Garbage In, Reward Out: Bootstrapping Exploration in Multi-Armed Bandits
This addresses the exploration challenge in bandit algorithms for decision-making systems, offering a method that generalizes to structured problems, though it is incremental as it builds on existing bootstrapping techniques.
The paper tackles the exploration problem in multi-armed bandits by proposing Giro, an algorithm that randomizes reward history with pseudo rewards for optimistic bootstrapping, achieving an O(K Δ^{-1} log n) regret bound in Bernoulli bandits and showing good performance in synthetic and real-world evaluations.
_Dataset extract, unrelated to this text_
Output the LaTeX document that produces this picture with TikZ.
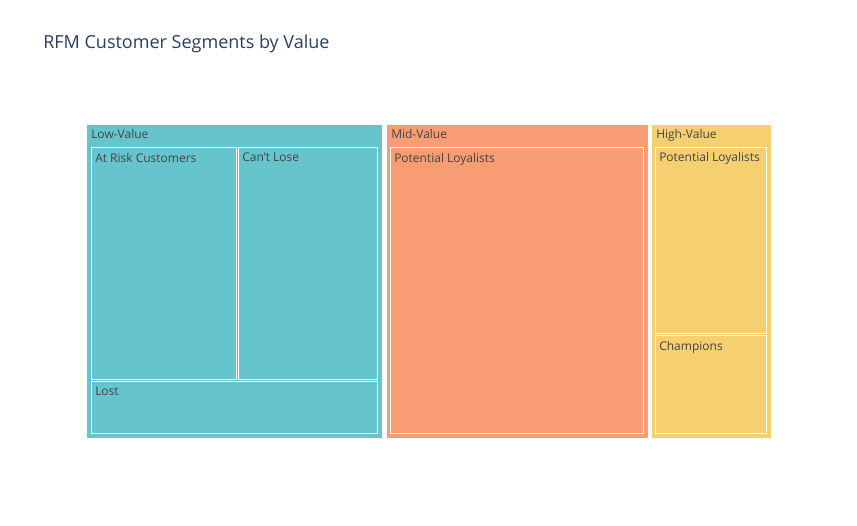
\documentclass[tikz,border=0pt]{standalone}
\usepackage{fontspec}
\setmainfont{Open Sans}
\definecolor{teal}{HTML}{66C5CC}
\definecolor{salmon}{HTML}{F89C74}
\definecolor{gold}{HTML}{F6CF71}
\definecolor{titlec}{HTML}{2A3F5F}
\definecolor{labc}{HTML}{444444}
\begin{document}
\begin{tikzpicture}[x=0.75pt,y=-0.75pt,
  box/.style={draw=white,line width=0.6pt,inner sep=0pt},
  lab/.style={anchor=north west,inner sep=0pt,font=\fontsize{9}{10}\selectfont,text=labc}]
\useasboundingbox[fill=white] (0,0) rectangle (857,525);
\node[anchor=west,text=titlec,font=\fontsize{13.5}{15}\selectfont,inner sep=0pt] (title) at (43,44) {RFM Customer Segments by Value};
\newcommand\bx[6]{\filldraw[box,fill=#6] (#2,#3) rectangle (#4,#5) coordinate (#1);
  \coordinate (#1nw) at (#2,#3);}
% outer
\bx{low}{86}{124}{382}{438}{teal}
\bx{mid}{386}{124}{648}{438}{salmon}
\bx{high}{651}{124}{771}{438}{gold}
\bx{risk}{91}{147}{236}{379}{teal}
\bx{cant}{238}{147}{377}{379}{teal}
\bx{lost}{91}{381}{377}{433}{teal}
\bx{pl}{390}{147}{643}{433}{salmon}
\bx{hpl}{655}{147}{766}{333}{gold}
\bx{champ}{655}{335}{766}{433}{gold}
\node[lab] (tlow) at ([shift={(5,5)}]lownw) {Low-Value};
\node[lab] (tmid) at ([shift={(5,5)}]midnw) {Mid-Value};
\node[lab] (thigh) at ([shift={(5,5)}]highnw) {High-Value};
\node[lab] (trisk) at ([shift={(4,6)}]risknw) {At Risk Customers};
\node[lab] (tcant) at ([shift={(4,6)}]cantnw) {Can't Lose};
\node[lab] (tlost) at ([shift={(4,6)}]lostnw) {Lost};
\node[lab] (tpl) at ([shift={(4,6)}]plnw) {Potential Loyalists};
\node[lab] (thpl) at ([shift={(4,5)}]hplnw) {Potential Loyalists};
\node[lab] (tchamp) at ([shift={(4,6)}]champnw) {Champions};
\end{tikzpicture}
\end{document}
We propose a bandit algorithm that explores by randomizing its history of rewards. Specifically, it pulls the arm with the highest mean reward in a non-parametric bootstrap sample of its history with pseudo rewards. We design the pseudo rewards such that the bootstrap mean is optimistic with a sufficiently high probability. We call our algorithm Giro, which stands for garbage in, reward out. We analyze Giro in a Bernoulli bandit and derive a $O(K Δ^{-1} \log n)$ bound on its $n$-round regret, where $Δ$ is the difference in the expected rewards of the optimal and the best suboptimal arms, and $K$ is the number of arms. The main advantage of our exploration design is that it easily generalizes to structured problems. To show this, we propose contextual Giro with an arbitrary reward generalization model. We evaluate Giro and its contextual variant on multiple synthetic and real-world problems, and observe that it performs well.